- **Directions**: Return, without pictures, the lines from the start of the data through the one that contains "from matplotlib.lines import Line2D".

- **Information given**:

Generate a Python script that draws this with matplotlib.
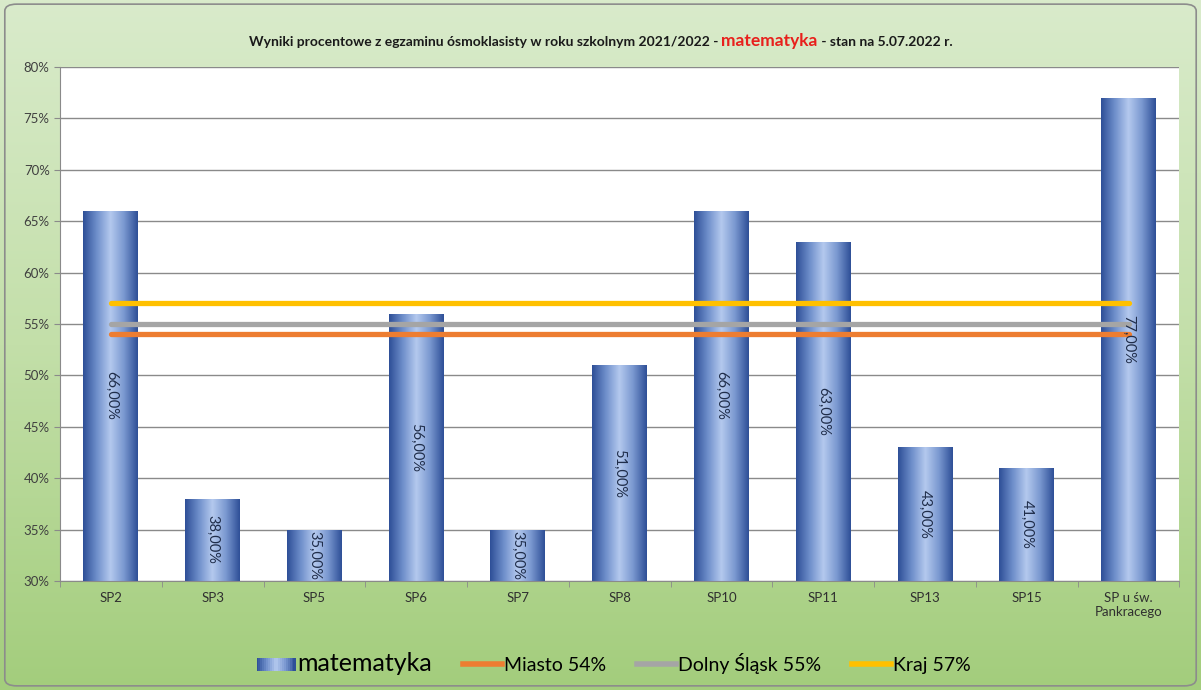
import numpy as np
import matplotlib
matplotlib.use('Agg')
from matplotlib import pyplot as plt
from matplotlib.colors import LinearSegmentedColormap
from matplotlib.patches import Rectangle, FancyBboxPatch
from matplotlib.legend_handler import HandlerBase
from matplotlib.lines import Line2D

#%% DATA
schools = ['SP2', 'SP3', 'SP5', 'SP6', 'SP7', 'SP8', 'SP10', 'SP11',
           'SP13', 'SP15', 'SP u św.\nPankracego']
scores = [66, 38, 35, 56, 35, 51, 66, 63, 43, 41, 77]
city = 54
region = 55
country = 57
ref_labels = ['Miasto 54%', 'Dolny Śląsk 55%', 'Kraj 57%']
ref_values = [city, region, country]
ref_colors = ['#ED7D31', '#A5A5A5', '#FFC000']

plt.rcParams['font.family'] = ['Lato', 'DejaVu Sans']

bar_cmap = LinearSegmentedColormap.from_list(
    'bar', ['#2f5098', '#6f8fcb', '#b4c9ee', '#7a98d0', '#2f5098'])

fig = plt.figure(figsize=(12.01, 6.9), dpi=100)

#%% background gradient
bg = fig.add_axes([0, 0, 1, 1], zorder=-10)
grad = np.linspace(0, 1, 256).reshape(-1, 1)
bg_cmap = LinearSegmentedColormap.from_list('bg', ['#a3cd7c', '#c3dfa9', '#d9ebcb'])
bg.imshow(grad, aspect='auto', cmap=bg_cmap, extent=[0, 1, 0, 1], origin='lower')
bg.add_patch(FancyBboxPatch((0.004, 0.006), 0.992, 0.988,
                            boxstyle='round,pad=0,rounding_size=0.01',
                            fill=False, ec='#8c8c8c', lw=1.2))
bg.set_xlim(0, 1)
bg.set_ylim(0, 1)
bg.axis('off')

#%% main axes
ax = fig.add_axes([0.050, 0.158, 0.932, 0.745])
ax.set_facecolor('white')
x = np.arange(len(schools))
bars = ax.bar(x, [s - 30 for s in scores], bottom=30, width=0.54,
              color='#5b7cc0', zorder=2)
for b in bars:
    x0, y0 = b.get_x(), b.get_y()
    img = ax.imshow(np.linspace(0, 1, 100).reshape(1, -1), cmap=bar_cmap,
                    aspect='auto', extent=[x0, x0 + b.get_width(), y0, y0 + b.get_height()],
                    zorder=2.5)
    img.set_clip_path(b)

for val, col in zip(ref_values, ref_colors):
    ax.plot(x, [val] * len(x), color=col, lw=3.8, zorder=3, solid_capstyle='round')

for xi, s in zip(x, scores):
    ax.text(xi, (s + 30) / 2, f'{s},00%', rotation=270, ha='center', va='center',
            fontsize=10.5, color='#1f2d4a', zorder=4)

ax.set_xlim(-0.5, len(x) - 0.5)
ax.set_ylim(30, 80)
ax.set_yticks(np.arange(30, 81, 5))
ax.set_yticklabels([f'{v}%' for v in range(30, 81, 5)], fontsize=9.5, color='#404040')
ax.yaxis.grid(True, color='#8a8a8a', lw=1.0)
ax.set_axisbelow(True)
ax.set_xticks(x)
ax.set_xticklabels(schools, fontsize=9.5, color='#303030')
ax.set_xticks(np.arange(-0.5, len(x), 1), minor=True)
ax.tick_params(axis='x', which='major', length=0, pad=8)
ax.tick_params(axis='x', which='minor', length=4, color='#8a8a8a')
ax.tick_params(axis='y', length=4, color='#8a8a8a')
for side in ['top', 'right']:
    ax.spines[side].set_visible(False)
for side in ['left', 'bottom']:
    ax.spines[side].set_color('#8a8a8a')

#%% title in pieces
parts = [('Wyniki procentowe z egzaminu ósmoklasisty w roku szkolnym 2021/2022 - ', '#1a1a1a', 10),
         ('matematyka', '#e8201c', 12.5),
         (' - stan na 5.07.2022 r.', '#1a1a1a', 10)]
renderer = fig.canvas.get_renderer()
texts = []
for s, c, fs in parts:
    texts.append(fig.text(0, 0.934, s, color=c, fontsize=fs, fontweight='bold',
                          va='baseline', ha='left'))
widths = [t.get_window_extent(renderer).width for t in texts]
start = (fig.bbox.width - sum(widths)) / 2
for t, w in zip(texts, widths):
    t.set_x(start / fig.bbox.width)
    start += w

#%% legend
class GradientHandler(HandlerBase):
    def create_artists(self, legend, orig, xd, yd, width, height, fontsize, trans):
        arts = []
        n = 20
        for i in range(n):
            r = Rectangle((xd + width * i / n, yd), width / n + 0.3, height,
                          fc=bar_cmap(i / (n - 1)), ec='none', transform=trans)
            arts.append(r)
        return arts

handles = [Rectangle((0, 0), 1, 1)]
handles += [Line2D([], [], color=c, lw=4) for c in ref_colors]
labels = ['matematyka'] + ref_labels
leg = fig.legend(handles, labels, loc='center', bbox_to_anchor=(0.511, 0.038), ncol=4,
                 frameon=False, fontsize=14, handlelength=2.0, handletextpad=0.1,
                 columnspacing=1.6, handler_map={Rectangle: GradientHandler()})
leg.get_texts()[0].set_fontsize(18)

fig.savefig('out.png', dpi=100)
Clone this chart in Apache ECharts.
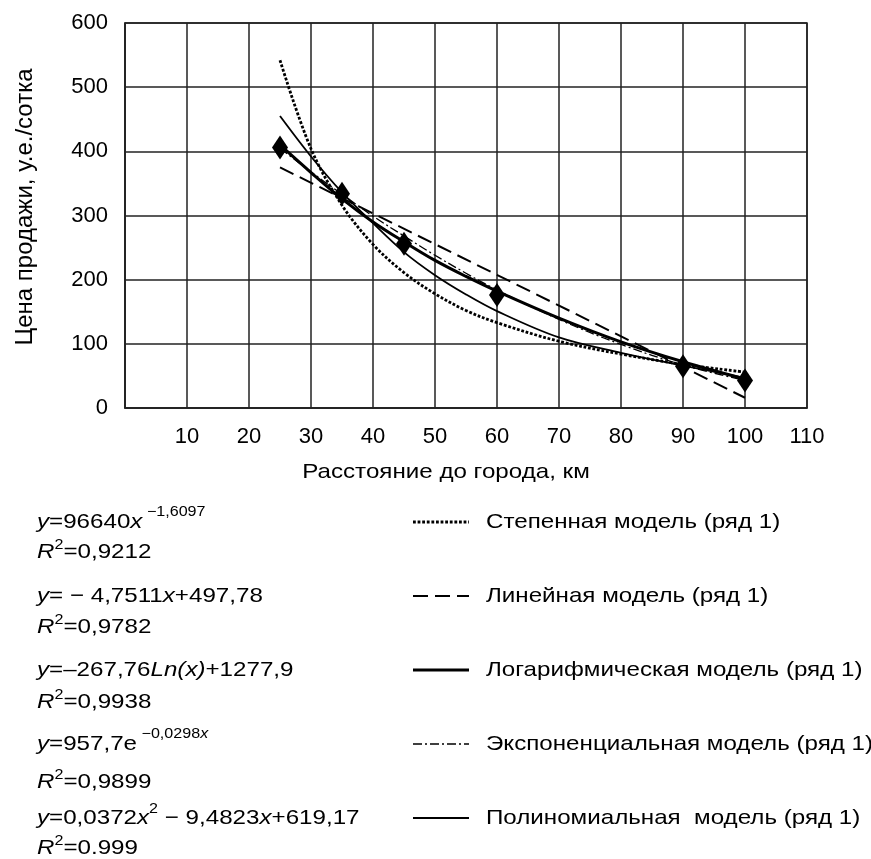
<!DOCTYPE html>
<html>
<head>
<meta charset="utf-8">
<script src="https://cdn.jsdelivr.net/npm/echarts@6/dist/echarts.min.js"></script>
<style>
html,body{margin:0;padding:0;background:#fff;}
#c{width:871px;height:859px;}
</style>
</head>
<body>
<div id="c"></div>
<script>
// Observed data points (distance km, price)
const pointX = [25, 35, 45, 60, 90, 100];
const pointY = [406, 334, 256, 176, 65, 43];

// Trend curves at these distances
const curveX = [25, 30, 35, 40, 45, 50, 55, 60, 70, 80, 90, 100];
const powerY = [542, 404, 316, 255, 211, 178, 152, 133, 104, 84, 68, 56];
const logY = [410, 367, 326, 290, 259, 230, 205, 182, 140, 103, 72, 45];
const expY = [405, 368, 333, 299, 268, 238, 210, 184, 138, 99, 67, 43];
const polyY = [455, 392, 336, 288, 243, 207, 177, 151, 110, 86, 66, 47];
const linearX = [25, 100];
const linearY = [375, 16];

// Axis ticks
const xMin = 0, xMax = 110, xStep = 10;
const yMin = 0, yMax = 600, yStep = 100;

const xAxisTitle = 'Расстояние до города, км';
const yAxisTitle = 'Цена продажи, у.е./сотка';
const legendNames = [
  'Степенная модель (ряд 1)',
  'Линейная модель (ряд 1)',
  'Логарифмическая модель (ряд 1)',
  'Экспоненциальная модель (ряд 1)',
  'Полиномиальная  модель (ряд 1)'
];
// Equation block: [text, style, superscript offset]
const equations = [
  [['y', 'i'], ['=96640', 'n'], ['x', 'i'], [' \u22121,6097', 's', -10]],
  [['R', 'i'], ['2', 's', -7], ['=0,9212', 'n']],
  [['y', 'i'], ['= \u2212 4,7511', 'n'], ['x', 'i'], ['+497,78', 'n']],
  [['R', 'i'], ['2', 's', -7], ['=0,9782', 'n']],
  [['y', 'i'], ['=\u2013267,76', 'n'], ['Ln(x)', 'i'], ['+1277,9', 'n']],
  [['R', 'i'], ['2', 's', -7], ['=0,9938', 'n']],
  [['y', 'i'], ['=957,7e', 'n'], [' \u22120,0298', 's', -10], ['x', 'si', -10]],
  [['R', 'i'], ['2', 's', -7], ['=0,9899', 'n']],
  [['y', 'i'], ['=0,0372', 'n'], ['x', 'i'], ['2', 's', -9], [' \u2212 9,4823', 'n'], ['x', 'i'], ['+619,17', 'n']],
  [['R', 'i'], ['2', 's', -7], ['=0.999', 'n']]
];

const FONT = '"Liberation Sans", Arial, sans-serif';
const SX = 1.15; // horizontal stretch of the text in the picture
const zip = (xs, ys) => xs.map((x, i) => [x, ys[i]]);

const chart = echarts.init(document.getElementById('c'));

const lineStyles = [
  {width: 2.8, type: [2.8, 1.8], color: '#000'},
  {width: 2, type: [15, 7], color: '#000'},
  {width: 3, type: 'solid', color: '#000'},
  {width: 1.3, type: [9, 3, 2, 3], color: '#000'},
  {width: 1.8, type: 'solid', color: '#000'}
];
const curveData = [zip(curveX, powerY), zip(linearX, linearY), zip(curveX, logY), zip(curveX, expY), zip(curveX, polyY)];

const series = curveData.map((d, i) => ({
  name: legendNames[i],
  type: 'line',
  data: d,
  smooth: i === 1 ? false : 0.35,
  showSymbol: false,
  silent: true,
  lineStyle: lineStyles[i],
  z: 3
}));
series.push({
  name: 'ряд 1',
  type: 'scatter',
  data: zip(pointX, pointY),
  symbol: 'diamond',
  symbolSize: [16, 24],
  itemStyle: {color: '#000', opacity: 1},
  emphasis: {disabled: true},
  z: 5
});

const ctx = document.createElement('canvas').getContext('2d');
const graphics = [];

function run(x0, yc, pieces) {
  let x = x0;
  pieces.forEach(p => {
    const [t, k, off] = p;
    const sup = k[0] === 's';
    const italic = k === 'i' || k === 'si';
    const font = (italic ? 'italic ' : '') + (sup ? 14 : 21) + 'px ' + FONT;
    ctx.font = font;
    const w = ctx.measureText(t).width * SX;
    graphics.push({
      type: 'text', x: x, y: yc + (sup ? off : 0), scaleX: SX, silent: true,
      style: {text: t, font: font, fill: '#000', align: 'left', verticalAlign: 'middle'}
    });
    x += w;
  });
}

const eqY = [522, 552, 596, 627, 670, 702, 744, 782, 818, 848];
equations.forEach((pieces, i) => run(37, eqY[i], pieces));

const legendY = [522, 596, 670, 744, 818];
legendY.forEach((y, i) => {
  const ls = lineStyles[i];
  graphics.push({
    type: 'line', silent: true,
    shape: {x1: 413, y1: y, x2: 469, y2: y},
    style: {stroke: '#000', lineWidth: ls.width, lineDash: Array.isArray(ls.type) ? ls.type : null}
  });
  run(486, y, [[legendNames[i], 'n']]);
});

// Axis titles
graphics.push({
  type: 'text', x: 446, y: 472, scaleX: SX, silent: true,
  style: {text: xAxisTitle, font: '21px ' + FONT, fill: '#000', align: 'center', verticalAlign: 'middle'}
});
graphics.push({
  type: 'text', x: 25, y: 207, rotation: Math.PI / 2, silent: true,
  style: {text: yAxisTitle, font: '24px ' + FONT, fill: '#000', align: 'center', verticalAlign: 'middle'}
});

chart.setOption({
  animation: false,
  backgroundColor: '#fff',
  grid: {left: 125, top: 23, right: 64, bottom: 451, show: true, borderColor: '#222', borderWidth: 1.5, containLabel: false},
  xAxis: {
    type: 'value', min: xMin, max: xMax, interval: xStep,
    axisLine: {show: true, lineStyle: {color: '#222', width: 1.5}},
    axisTick: {show: false},
    axisLabel: {fontFamily: FONT, fontSize: 22, color: '#000', margin: 18, showMinLabel: false,
      formatter: v => v === 0 ? '' : String(v)},
    splitLine: {show: true, lineStyle: {color: '#222', width: 1.5}}
  },
  yAxis: {
    type: 'value', min: yMin, max: yMax, interval: yStep,
    axisLine: {show: true, lineStyle: {color: '#222', width: 1.5}},
    axisTick: {show: false},
    axisLabel: {fontFamily: FONT, fontSize: 22, color: '#000', margin: 17},
    splitLine: {show: true, lineStyle: {color: '#222', width: 1.5}}
  },
  series: series,
  graphic: graphics
});
</script>
</body>
</html>
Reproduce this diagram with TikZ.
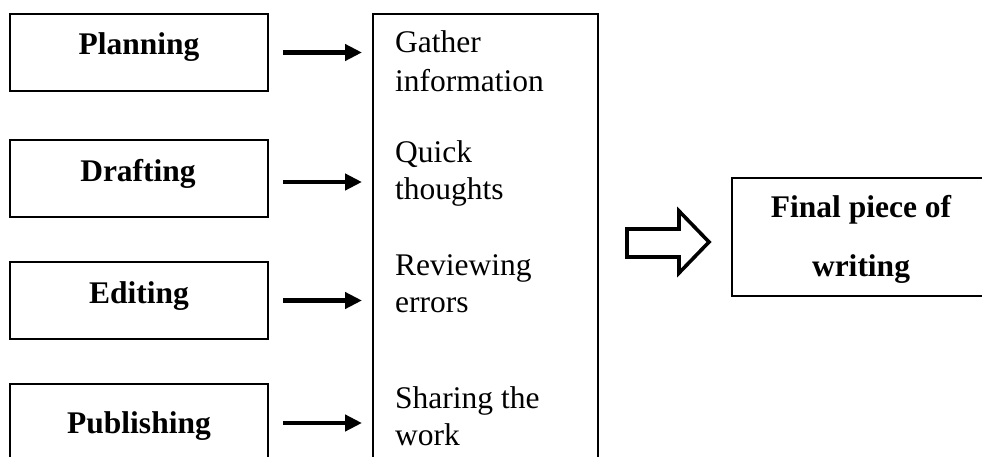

- **Full response**:
Generate a Python script that draws this with matplotlib.
import numpy as np
import matplotlib
matplotlib.use('Agg')
from matplotlib import pyplot as plt
from matplotlib.colors import LinearSegmentedColormap
from matplotlib.patches import Rectangle, FancyBboxPatch
from matplotlib.legend_handler import HandlerBase
from matplotlib.lines import Line2D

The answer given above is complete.